● **STATED TASK**
Give an exact copy of every line, leaving images out.

● **DATASET SECTION**
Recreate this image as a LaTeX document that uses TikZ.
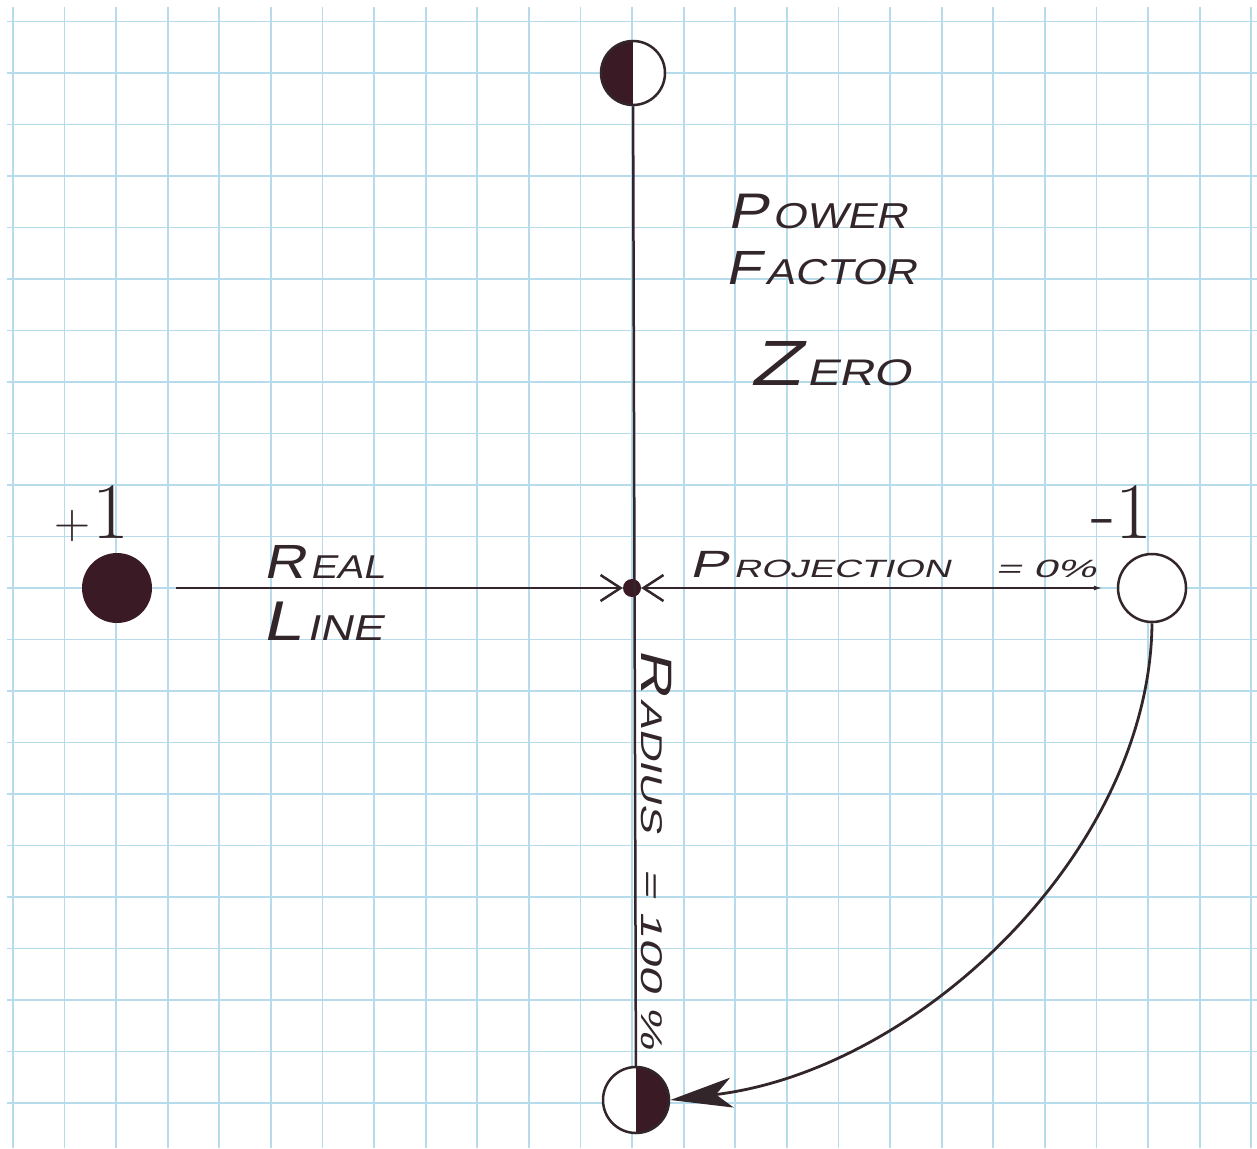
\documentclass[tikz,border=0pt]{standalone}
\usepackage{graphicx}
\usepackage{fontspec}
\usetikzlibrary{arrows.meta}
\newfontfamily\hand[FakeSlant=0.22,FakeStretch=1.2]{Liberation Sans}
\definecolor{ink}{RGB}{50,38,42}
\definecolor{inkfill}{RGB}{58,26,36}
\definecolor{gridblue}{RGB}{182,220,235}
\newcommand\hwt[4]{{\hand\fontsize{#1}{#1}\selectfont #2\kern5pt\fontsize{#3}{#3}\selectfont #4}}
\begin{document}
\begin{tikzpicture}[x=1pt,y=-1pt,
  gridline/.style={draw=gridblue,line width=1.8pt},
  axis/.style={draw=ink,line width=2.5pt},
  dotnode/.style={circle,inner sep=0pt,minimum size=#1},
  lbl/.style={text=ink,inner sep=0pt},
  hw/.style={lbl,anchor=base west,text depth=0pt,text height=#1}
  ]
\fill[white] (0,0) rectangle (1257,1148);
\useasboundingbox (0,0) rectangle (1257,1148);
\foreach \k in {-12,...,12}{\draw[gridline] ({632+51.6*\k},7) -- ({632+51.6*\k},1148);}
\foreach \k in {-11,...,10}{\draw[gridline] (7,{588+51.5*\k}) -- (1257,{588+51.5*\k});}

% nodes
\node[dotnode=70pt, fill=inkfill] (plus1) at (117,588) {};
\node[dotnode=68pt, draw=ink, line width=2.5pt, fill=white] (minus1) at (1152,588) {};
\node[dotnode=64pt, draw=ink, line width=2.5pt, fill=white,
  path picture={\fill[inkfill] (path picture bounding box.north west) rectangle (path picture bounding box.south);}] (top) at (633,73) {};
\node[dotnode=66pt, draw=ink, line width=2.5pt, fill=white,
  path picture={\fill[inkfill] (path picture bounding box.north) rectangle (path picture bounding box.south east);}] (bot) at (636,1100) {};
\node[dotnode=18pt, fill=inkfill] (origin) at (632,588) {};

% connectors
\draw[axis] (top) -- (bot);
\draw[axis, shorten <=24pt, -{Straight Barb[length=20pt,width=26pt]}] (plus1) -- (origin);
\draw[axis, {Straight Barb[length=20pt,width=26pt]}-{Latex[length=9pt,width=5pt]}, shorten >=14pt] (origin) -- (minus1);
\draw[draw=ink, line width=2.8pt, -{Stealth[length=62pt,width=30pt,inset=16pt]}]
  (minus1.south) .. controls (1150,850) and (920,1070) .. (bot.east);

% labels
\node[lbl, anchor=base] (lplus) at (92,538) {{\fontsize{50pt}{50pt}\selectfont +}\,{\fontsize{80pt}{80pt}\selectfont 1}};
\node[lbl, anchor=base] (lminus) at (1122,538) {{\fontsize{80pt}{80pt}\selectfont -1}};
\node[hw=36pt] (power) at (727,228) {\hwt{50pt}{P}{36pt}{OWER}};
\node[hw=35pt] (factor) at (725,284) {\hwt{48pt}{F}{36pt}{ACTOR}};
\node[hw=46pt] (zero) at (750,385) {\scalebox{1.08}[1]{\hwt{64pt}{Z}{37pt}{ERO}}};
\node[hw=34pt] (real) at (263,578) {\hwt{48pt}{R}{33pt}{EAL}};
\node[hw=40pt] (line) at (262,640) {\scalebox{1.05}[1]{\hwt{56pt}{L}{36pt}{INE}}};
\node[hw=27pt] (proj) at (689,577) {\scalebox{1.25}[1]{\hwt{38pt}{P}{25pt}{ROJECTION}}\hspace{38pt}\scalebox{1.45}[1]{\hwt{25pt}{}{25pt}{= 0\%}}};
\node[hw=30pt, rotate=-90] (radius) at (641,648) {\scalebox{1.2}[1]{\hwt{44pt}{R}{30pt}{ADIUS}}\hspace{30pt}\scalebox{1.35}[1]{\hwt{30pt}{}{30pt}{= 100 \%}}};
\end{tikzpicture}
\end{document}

● **EXERCISE RESPONSE**
Recreate this image as a LaTeX document that uses TikZ.
\documentclass[tikz,border=0pt]{standalone}
\usepackage{graphicx}
\usepackage{fontspec}
\usetikzlibrary{arrows.meta}
\newfontfamily\hand[FakeSlant=0.22,FakeStretch=1.2]{Liberation Sans}
\definecolor{ink}{RGB}{50,38,42}
\definecolor{inkfill}{RGB}{58,26,36}
\definecolor{gridblue}{RGB}{182,220,235}
\newcommand\hwt[4]{{\hand\fontsize{#1}{#1}\selectfont #2\kern5pt\fontsize{#3}{#3}\selectfont #4}}
\begin{document}
\begin{tikzpicture}[x=1pt,y=-1pt,
  gridline/.style={draw=gridblue,line width=1.8pt},
  axis/.style={draw=ink,line width=2.5pt},
  dotnode/.style={circle,inner sep=0pt,minimum size=#1},
  lbl/.style={text=ink,inner sep=0pt},
  hw/.style={lbl,anchor=base west,text depth=0pt,text height=#1}
  ]
\fill[white] (0,0) rectangle (1257,1148);
\useasboundingbox (0,0) rectangle (1257,1148);
\foreach \k in {-12,...,12}{\draw[gridline] ({632+51.6*\k},7) -- ({632+51.6*\k},1148);}
\foreach \k in {-11,...,10}{\draw[gridline] (7,{588+51.5*\k}) -- (1257,{588+51.5*\k});}

% nodes
\node[dotnode=70pt, fill=inkfill] (plus1) at (117,588) {};
\node[dotnode=68pt, draw=ink, line width=2.5pt, fill=white] (minus1) at (1152,588) {};
\node[dotnode=64pt, draw=ink, line width=2.5pt, fill=white,
  path picture={\fill[inkfill] (path picture bounding box.north west) rectangle (path picture bounding box.south);}] (top) at (633,73) {};
\node[dotnode=66pt, draw=ink, line width=2.5pt, fill=white,
  path picture={\fill[inkfill] (path picture bounding box.north) rectangle (path picture bounding box.south east);}] (bot) at (636,1100) {};
\node[dotnode=18pt, fill=inkfill] (origin) at (632,588) {};

% connectors
\draw[axis] (top) -- (bot);
\draw[axis, shorten <=24pt, -{Straight Barb[length=20pt,width=26pt]}] (plus1) -- (origin);
\draw[axis, {Straight Barb[length=20pt,width=26pt]}-{Latex[length=9pt,width=5pt]}, shorten >=14pt] (origin) -- (minus1);
\draw[draw=ink, line width=2.8pt, -{Stealth[length=62pt,width=30pt,inset=16pt]}]
  (minus1.south) .. controls (1150,850) and (920,1070) .. (bot.east);

% labels
\node[lbl, anchor=base] (lplus) at (92,538) {{\fontsize{50pt}{50pt}\selectfont +}\,{\fontsize{80pt}{80pt}\selectfont 1}};
\node[lbl, anchor=base] (lminus) at (1122,538) {{\fontsize{80pt}{80pt}\selectfont -1}};
\node[hw=36pt] (power) at (727,228) {\hwt{50pt}{P}{36pt}{OWER}};
\node[hw=35pt] (factor) at (725,284) {\hwt{48pt}{F}{36pt}{ACTOR}};
\node[hw=46pt] (zero) at (750,385) {\scalebox{1.08}[1]{\hwt{64pt}{Z}{37pt}{ERO}}};
\node[hw=34pt] (real) at (263,578) {\hwt{48pt}{R}{33pt}{EAL}};
\node[hw=40pt] (line) at (262,640) {\scalebox{1.05}[1]{\hwt{56pt}{L}{36pt}{INE}}};
\node[hw=27pt] (proj) at (689,577) {\scalebox{1.25}[1]{\hwt{38pt}{P}{25pt}{ROJECTION}}\hspace{38pt}\scalebox{1.45}[1]{\hwt{25pt}{}{25pt}{= 0\%}}};
\node[hw=30pt, rotate=-90] (radius) at (641,648) {\scalebox{1.2}[1]{\hwt{44pt}{R}{30pt}{ADIUS}}\hspace{30pt}\scalebox{1.35}[1]{\hwt{30pt}{}{30pt}{= 100 \%}}};
\end{tikzpicture}
\end{document}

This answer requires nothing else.